Two days later, German troops marched into the Sudetenland. In March 1939, mechanized columns of Germany Army troops entered and occupied Prague. Shortly thereafter Hitler dissolved Czechoslovakia. His conquest of Europe had begun.
German occupation of Czechoslovakia ended when the Soviet Red Army, with some Czechoslovakian troops, reached Prague in May 1945. The following month, a government was reestablished under the prewar president, Edvard Benes. During the war; Benes had gone to Moscow and met Stalin. He admired some aspects of socialism in practice and was appalled by others. Following the war, communists held power in local government bodies and gradually encroached on the national level. Though sympathetic to socialism, Bales worked to resist the growing communist influence. Nevertheless, his radicalism lost him the moral and financial support of Western democratic powers. In elections to the Constitutional National Assembly in 1946, the Communist Party won 38 percent of the vote, more than any other party. Communist figures thus gained key government posts. Before elections could be held in 1948, the communists ousted Benes and took control, renaming the nation the Czechoslovak Socialist Republic. What followed was harsh Stalinist repression.

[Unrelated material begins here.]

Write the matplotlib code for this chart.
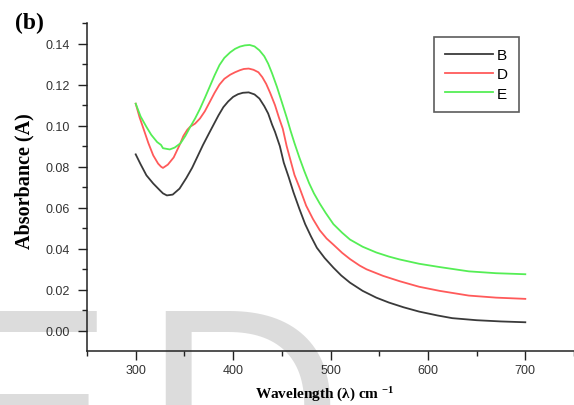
import matplotlib
matplotlib.use('Agg')
import matplotlib.pyplot as plt
from matplotlib.ticker import MultipleLocator

# UV-vis spectra, wavelength in nm
wl_B = [300, 305, 311, 318, 325, 328, 332, 338, 345, 352, 358, 363, 369, 375, 380,
        385, 390, 395, 400, 405, 410, 416, 422, 427, 432, 436, 440, 443, 448, 452,
        457, 462, 468, 474, 480, 486, 494, 503, 511, 520, 533, 547, 560, 575, 591,
        610, 625, 650, 675, 700]
abs_B = [0.0860, 0.0812, 0.0758, 0.0718, 0.0684, 0.0670, 0.0660, 0.0664, 0.0693, 0.0745,
         0.0795, 0.0845, 0.0905, 0.0960, 0.1005, 0.1050, 0.1090, 0.1118, 0.1140, 0.1153,
         0.1160, 0.1162, 0.1152, 0.1132, 0.1095, 0.1059, 0.1005, 0.0970, 0.0900, 0.0820,
         0.0750, 0.0675, 0.0595, 0.0520, 0.0460, 0.0405, 0.0355, 0.0308, 0.0270, 0.0235,
         0.0195, 0.0162, 0.0138, 0.0115, 0.0094, 0.0075, 0.0062, 0.0052, 0.0046, 0.0042]

wl_D = [300, 304, 308, 313, 318, 323, 326, 328, 333, 339, 345, 349, 353, 356, 361,
        366, 371, 376, 381, 386, 391, 397, 402, 407, 411, 416, 421, 426, 430, 434,
        438, 443, 447, 451, 455, 459, 463, 468, 475, 482, 489, 496, 503, 512, 520,
        530, 537, 554, 571, 591, 612, 642, 670, 700]
abs_D = [0.1107, 0.1040, 0.0985, 0.0915, 0.0855, 0.0815, 0.0800, 0.0794, 0.0810, 0.0845,
         0.0905, 0.0950, 0.0980, 0.0995, 0.1010, 0.1035, 0.1070, 0.1115, 0.1160, 0.1200,
         0.1228, 0.1248, 0.1260, 0.1270, 0.1276, 0.1278, 0.1272, 0.1260, 0.1236, 0.1203,
         0.1160, 0.1100, 0.1040, 0.0985, 0.0900, 0.0830, 0.0760, 0.0700, 0.0610, 0.0545,
         0.0490, 0.0450, 0.0420, 0.0380, 0.0350, 0.0318, 0.0300, 0.0268, 0.0242, 0.0215,
         0.0195, 0.0172, 0.0162, 0.0156]

wl_E = [300, 305, 311, 316, 322, 326, 328, 335, 340, 346, 351, 356, 361, 366, 371,
        376, 381, 386, 391, 397, 402, 407, 412, 417, 422, 427, 432, 436, 440, 445,
        450, 455, 459, 463, 468, 473, 478, 483, 489, 495, 503, 512, 520, 533, 547,
        560, 571, 591, 612, 642, 670, 700]
abs_E = [0.1107, 0.1045, 0.0994, 0.0955, 0.0920, 0.0906, 0.0890, 0.0884, 0.0893, 0.0914,
         0.0950, 0.0994, 0.1035, 0.1082, 0.1135, 0.1190, 0.1245, 0.1295, 0.1330, 0.1357,
         0.1374, 0.1385, 0.1391, 0.1393, 0.1386, 0.1367, 0.1338, 0.1302, 0.1255, 0.1189,
         0.1115, 0.1040, 0.0975, 0.0915, 0.0845, 0.0780, 0.0720, 0.0670, 0.0620, 0.0575,
         0.0520, 0.0478, 0.0445, 0.0410, 0.0382, 0.0362, 0.0348, 0.0327, 0.0311, 0.0290,
         0.0281, 0.0276]

plt.rcParams['mathtext.fontset'] = 'custom'
plt.rcParams['mathtext.rm'] = 'Liberation Serif:bold'
plt.rcParams['mathtext.it'] = 'Liberation Serif:bold'
plt.rcParams['mathtext.bf'] = 'Liberation Serif:bold'

fig = plt.figure(figsize=(5.74, 4.06), dpi=100)
fig.patch.set_facecolor('white')

# faint watermark letters behind the plot
wm_y = 1 - 503 / 406
fig.text(-72 / 574, wm_y, 'E', fontsize=200, family='Liberation Sans',
         color='#dcdcdc', ha='left', va='baseline', zorder=-5)
fig.text(142 / 574, wm_y, 'D', fontsize=200, family='Liberation Sans',
         color='#dcdcdc', ha='left', va='baseline', zorder=-5)

ax = fig.add_axes([87 / 574, 1 - 352 / 406, 487 / 574, 328 / 406])
ax.set_facecolor('none')

ax.plot(wl_B, abs_B, color='#3a3a3a', lw=1.3, label='B')
ax.plot(wl_D, abs_D, color='#ff5a5a', lw=1.3, label='D')
ax.plot(wl_E, abs_E, color='#55ee55', lw=1.3, label='E')

ax.set_xlim(250, 750)
ax.set_ylim(-0.0098, 0.150)
ax.xaxis.set_major_locator(MultipleLocator(100))
ax.xaxis.set_minor_locator(MultipleLocator(50))
ax.yaxis.set_major_locator(MultipleLocator(0.02))
ax.yaxis.set_minor_locator(MultipleLocator(0.01))
ax.yaxis.set_major_formatter(plt.FormatStrFormatter('%.2f'))

for s in ['top', 'right']:
    ax.spines[s].set_visible(False)
for s in ['left', 'bottom']:
    ax.spines[s].set_linewidth(1.1)
    ax.spines[s].set_color('#222222')

ax.tick_params(which='major', direction='out', length=6.3, width=1.0, color='#222222',
               labelsize=9, labelcolor='#333333')
ax.tick_params(which='minor', direction='out', length=3.6, width=1.0, color='#222222')
ax.tick_params(axis='y', which='major', pad=6)
ax.tick_params(axis='x', which='major', pad=3)
for lab in ax.get_xticklabels() + ax.get_yticklabels():
    lab.set_family('Liberation Sans')

ax.set_ylabel('Absorbance (A)', family='Liberation Serif', fontweight='bold', fontsize=14.5)
ax.yaxis.label.set_va('center')
ax.yaxis.set_label_coords((24 - 87) / 487, (352 - 181) / 328)
ax.set_xlabel('Wavelength (λ) cm $^{-1}$', family='Liberation Serif',
              fontweight='bold', fontsize=11)
ax.xaxis.label.set_va('center')
ax.xaxis.set_label_coords((325 - 87) / 487, -(395 - 352) / 328)

fig.text(15 / 574, 1 - 23 / 406, '(b)', family='Liberation Serif', fontweight='bold',
         fontsize=17, ha='left', va='center')

leg = ax.legend(loc='upper right', bbox_to_anchor=((519 - 87) / 487, (352 - 38) / 328),
                borderaxespad=0, fancybox=False, handlelength=3.1, handletextpad=0.25,
                labelspacing=0.33, borderpad=0.75, prop={'family': 'Liberation Sans', 'size': 11})
leg.get_frame().set_edgecolor('#333333')
leg.get_frame().set_linewidth(1.2)

fig.savefig('out.png', dpi=100)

Twenty years later, in January 1968, Alexander Dubcek became head of the Communist Party of Czechoslovakia (CPCz) replacing an unpopular leader, Antonin Novotny, who had joined the CPCz soon after it was founded in 1921 and had been a key figure in deposing Edvard Benes in 1948.

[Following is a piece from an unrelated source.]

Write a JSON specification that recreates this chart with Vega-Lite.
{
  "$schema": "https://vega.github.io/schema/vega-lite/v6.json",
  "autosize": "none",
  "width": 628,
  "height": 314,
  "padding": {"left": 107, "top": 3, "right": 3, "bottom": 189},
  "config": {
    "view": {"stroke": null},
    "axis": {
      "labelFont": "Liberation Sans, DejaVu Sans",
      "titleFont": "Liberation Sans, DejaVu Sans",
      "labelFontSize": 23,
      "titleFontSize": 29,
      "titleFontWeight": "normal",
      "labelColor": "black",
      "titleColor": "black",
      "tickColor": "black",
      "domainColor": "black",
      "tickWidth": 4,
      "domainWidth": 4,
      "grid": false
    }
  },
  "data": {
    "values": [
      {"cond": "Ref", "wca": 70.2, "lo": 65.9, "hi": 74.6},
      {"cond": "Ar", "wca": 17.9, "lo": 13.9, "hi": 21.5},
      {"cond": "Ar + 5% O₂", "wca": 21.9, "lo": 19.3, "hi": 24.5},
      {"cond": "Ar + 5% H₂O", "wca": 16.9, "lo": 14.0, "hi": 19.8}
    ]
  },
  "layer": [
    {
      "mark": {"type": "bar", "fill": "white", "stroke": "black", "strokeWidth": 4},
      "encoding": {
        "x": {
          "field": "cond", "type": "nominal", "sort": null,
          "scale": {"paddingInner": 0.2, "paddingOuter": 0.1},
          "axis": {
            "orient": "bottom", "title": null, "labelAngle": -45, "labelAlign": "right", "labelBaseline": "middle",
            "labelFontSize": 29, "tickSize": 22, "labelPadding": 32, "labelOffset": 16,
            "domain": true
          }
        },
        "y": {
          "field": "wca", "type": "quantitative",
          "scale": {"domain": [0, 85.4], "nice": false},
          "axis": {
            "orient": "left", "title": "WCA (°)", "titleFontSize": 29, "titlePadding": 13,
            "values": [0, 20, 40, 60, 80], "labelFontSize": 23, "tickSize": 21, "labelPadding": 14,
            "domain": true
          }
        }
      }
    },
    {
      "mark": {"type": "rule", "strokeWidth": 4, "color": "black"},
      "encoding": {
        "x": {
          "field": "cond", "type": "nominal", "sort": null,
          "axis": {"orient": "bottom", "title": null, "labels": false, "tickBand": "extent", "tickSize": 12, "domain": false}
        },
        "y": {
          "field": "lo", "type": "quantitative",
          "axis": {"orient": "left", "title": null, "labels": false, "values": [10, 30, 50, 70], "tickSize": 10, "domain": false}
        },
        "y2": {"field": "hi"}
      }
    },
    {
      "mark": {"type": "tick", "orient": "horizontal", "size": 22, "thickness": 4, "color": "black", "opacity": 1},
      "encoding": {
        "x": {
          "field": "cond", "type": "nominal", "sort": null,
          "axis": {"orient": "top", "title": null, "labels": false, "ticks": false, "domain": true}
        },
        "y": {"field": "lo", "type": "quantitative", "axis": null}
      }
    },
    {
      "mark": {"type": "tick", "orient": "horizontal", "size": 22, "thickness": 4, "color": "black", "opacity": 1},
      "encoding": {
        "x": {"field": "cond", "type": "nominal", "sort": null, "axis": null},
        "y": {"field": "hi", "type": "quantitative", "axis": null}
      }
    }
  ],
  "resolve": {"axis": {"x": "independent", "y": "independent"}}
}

Dubcek proceeded to reform the CPCz. In what he called a "unique experiment in democratic communism," he sought to liberalize many sectors of the government and society. Censorship was eased, and allowing political parties to compete against the CPCz was openly considered. Efforts were made to improve relations with the West. During this period, a few precious months, the people of Czechoslovakia experienced much greater freedom.
Dubcek's communist overlords were seriously threatened by this. Neighboring countries were jittery in fear that the sweet taste of freedom would compel their own citizens to rise in rebellion against the domination they were accustomed to being under. By August 18, the Soviet Union had decided to invade Czechoslovakia "even if it leads to a third world war." On August 20, "to come to the aid of the working class and... to defend socialist gains," an estimated half million troops from the Soviet Union, Poland, Hungary, Bulgaria, and East Germany invaded Czechoslovakia. Dubcek and other party leaders were spirited off to Moscow where they were coerced into signing a document renouncing some of the reforms and permitting Soviet troops to occupy Czechoslovakia. The occupation of Czechoslovakia would last two decades. Dubcek returned to Czechoslovakia. Eventually, he opened a locksmith shop in Bratislava.
Dubcek's replacement, Gustav Husak restored the frigid atmosphere that had preceded the liberalization efforts of Alexander Dubcek. The people's most poignant response to this was delivered by a nineteen year-old student Jan Palach, who died by self-immolation in Wenceslas Square in Prague as an act of protest on January 26, 1969.